I still think that we are born with the picky gene. Brendon would have nursed forever if he didn't get cut off at 2 years. He has always been very limited in what he will consider eating. His brother shunned the breast at a little over a year in favor of the sippy cup and wanted real people food as soon as he could grab it. He'll try anything and likes spicy. Brendon thinks the rest of us are insane when we pick up the Tabasco.
Can I be totally annoying and vote both? I'm pretty sure that there are aspects of pickiness -- supertasting, some of the texture things, smell aversions -- that are completely and totally baked in there. But lack of exposure and a culture of bland doesn't do anyone any favors, wherever their pickiness baseline may be.
I agree with you, amych. I think like with anything having to do with humans, it's combination of nature and nurture. Em won't eat squash. She didn't like it as a baby food, but we kept trying it and eventually she would eat it, but she was never as excited about it as she was peas or carrots. We gave her baked squash a few months ago and she didn't want it but she tried it and promptly threw up. We don't bug her about it now. I've seen among people I am acquainted with (and, for the most part don't much care for or respect, so even if they did everything exactly like me, I'd still find fault with it - just to put that caveat out there) who go the "easy" route with food and once they find something their kid likes, they don't make the kid try anything else (she says, slightly hypocritically as her own daughter got two PBJ's for lunch today as she has for the past two weeks).

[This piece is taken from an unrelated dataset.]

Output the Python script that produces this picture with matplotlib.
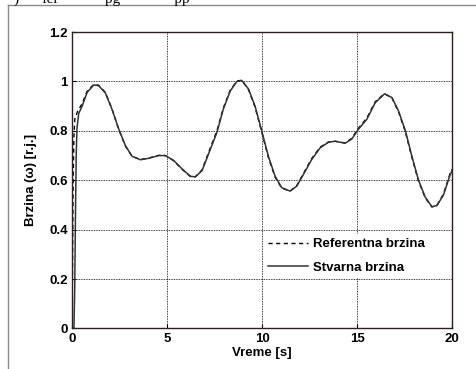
import matplotlib
matplotlib.use("Agg")
import matplotlib.pyplot as plt
from matplotlib.ticker import FormatStrFormatter
from matplotlib.lines import Line2D

t_act = [0.0, 0.10, 0.14, 0.18, 0.22, 0.26, 0.35, 0.53, 0.79, 1.14, 1.40, 1.75,
         2.10, 2.46, 2.81, 3.16, 3.60, 4.04, 4.56, 4.91, 5.35, 5.79, 6.23, 6.49,
         6.84, 7.18, 7.62, 7.96, 8.32, 8.67, 8.93, 9.28, 9.63, 9.98, 10.33, 10.68,
         11.03, 11.47, 11.82, 12.17, 12.61, 13.05, 13.49, 13.84, 14.37, 14.72,
         15.07, 15.51, 15.95, 16.44, 16.83, 17.18, 17.54, 17.88, 18.23, 18.58,
         18.93, 19.19, 19.54, 19.88, 20.0]
w_act = [0.0, 0.0, 0.15, 0.45, 0.70, 0.81, 0.87, 0.90, 0.955, 0.986, 0.983, 0.954,
         0.888, 0.807, 0.740, 0.697, 0.683, 0.689, 0.700, 0.700, 0.680, 0.646, 0.616, 0.614,
         0.639, 0.706, 0.793, 0.888, 0.961, 1.000, 1.004, 0.970, 0.900, 0.800, 0.697, 0.617,
         0.570, 0.556, 0.576, 0.623, 0.684, 0.731, 0.754, 0.758, 0.750, 0.767,
         0.807, 0.847, 0.914, 0.950, 0.935, 0.880, 0.800, 0.697, 0.600, 0.532,
         0.493, 0.497, 0.540, 0.620, 0.640]

# reference speed (Referentna brzina)
t_ref = [0.0, 0.03, 0.06, 0.10, 0.15, 0.30, 0.53, 0.79, 1.14, 1.40, 1.75,
         2.10, 2.46, 2.81, 3.16, 3.60, 4.04, 4.56, 4.91, 5.35, 5.79, 6.23, 6.49,
         6.84, 7.18, 7.62, 7.96, 8.32, 8.67, 8.93, 9.28, 9.63, 9.98, 10.33, 10.68,
         11.03, 11.47, 11.82, 12.17, 12.61, 13.05, 13.49, 13.84, 14.37, 14.72,
         15.07, 15.51, 15.95, 16.44, 16.83, 17.18, 17.54, 17.88, 18.23, 18.58,
         18.93, 19.19, 19.54, 19.88, 20.0]
w_ref = [0.0, 0.30, 0.60, 0.78, 0.85, 0.88, 0.91, 0.96, 0.988, 0.985, 0.956,
         0.890, 0.805, 0.738, 0.697, 0.684, 0.690, 0.701, 0.700, 0.679, 0.644, 0.615, 0.614,
         0.642, 0.712, 0.800, 0.893, 0.964, 1.002, 1.005, 0.968, 0.896, 0.795, 0.692, 0.613,
         0.568, 0.556, 0.578, 0.627, 0.688, 0.734, 0.755, 0.758, 0.751, 0.770,
         0.811, 0.852, 0.918, 0.951, 0.933, 0.876, 0.795, 0.692, 0.596, 0.529,
         0.492, 0.498, 0.544, 0.625, 0.645]

plt.rcParams['font.family'] = ['Liberation Sans', 'DejaVu Sans']
plt.rcParams['font.weight'] = 'bold'
plt.rcParams['axes.labelweight'] = 'bold'

fig = plt.figure(figsize=(4.77, 3.69), dpi=100)
ax = fig.add_axes([0.151, 0.110, 0.797, 0.803])

ax.plot(t_ref, w_ref, color='black', linestyle=(0, (3, 2.5)), linewidth=1.0,
        label='Referentna brzina')
ax.plot(t_act, w_act, color='#333333', linestyle='-', linewidth=1.1,
        label='Stvarna brzina')

ax.set_xlim(0, 20)
ax.set_ylim(0, 1.2)
ax.set_xticks([0, 5, 10, 15, 20])
ax.set_yticks([0, 0.2, 0.4, 0.6, 0.8, 1.0, 1.2])
ax.yaxis.set_major_formatter(FormatStrFormatter('%g'))
ax.grid(True, color='black', linestyle=(0, (1, 1)), linewidth=0.6)
ax.tick_params(direction='in', length=3, labelsize=9.5, pad=3)
for s in ax.spines.values():
    s.set_color('#2a2020')
    s.set_linewidth(1.0)

ax.set_xlabel('Vreme [s]', fontsize=9.5, labelpad=2)
ax.set_ylabel('Brzina (ω) [r.j.]', fontsize=9.5, labelpad=9)

leg = ax.legend(loc='center left', bbox_to_anchor=(0.505, 0.245), fontsize=9.5,
                handlelength=3.0, handletextpad=0.4, labelspacing=0.85,
                borderaxespad=0, borderpad=0.3, frameon=True, fancybox=False)
leg.get_frame().set_facecolor('white')
leg.get_frame().set_edgecolor('none')
leg.get_frame().set_alpha(1)

# page border lines from the scanned document
fig.add_artist(Line2D([0.017, 0.017], [0.0, 0.986], transform=fig.transFigure,
                      color='#8a8a8a', linewidth=1.0))
fig.add_artist(Line2D([0.017, 1.0], [0.986, 0.986], transform=fig.transFigure,
                      color='#8a8a8a', linewidth=1.0))
# cut-off caption line at the top of the scanned page
fig.text(0.03, 1.003, ')      ler            pg              pp', fontsize=11,
         family='Liberation Serif', fontweight='normal', va='center', ha='left')

fig.savefig('out.png', dpi=100)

Oh my God, you guys! Why is it so hard to get caffeine. I couldn't take it any longer so I went across the street to get a coffee. Then I went to another building to go to an ATM. As I am entering the 2nd building I trip on some uneven pavement, roll my ankle, fall on my ass, and drop my brand new coffee, which splashes everywhere. (I also seem to be bleeding from the left knee.)
Why do the coffee gods hate me today?
Undeterred, I have bought a third coffee. But it's Tim Horton's, which is kind of rank.
Oh no, Sue! At least you finally have coffee!
(she says, slightly hypocritically as her own daughter got two PBJ's for lunch today as she has for the past two weeks).
Speaking as a person who likes to eat many things (and loved raw onions as a toddler) there is NOTHING WRONG with eating the same thing for lunch many days in a row.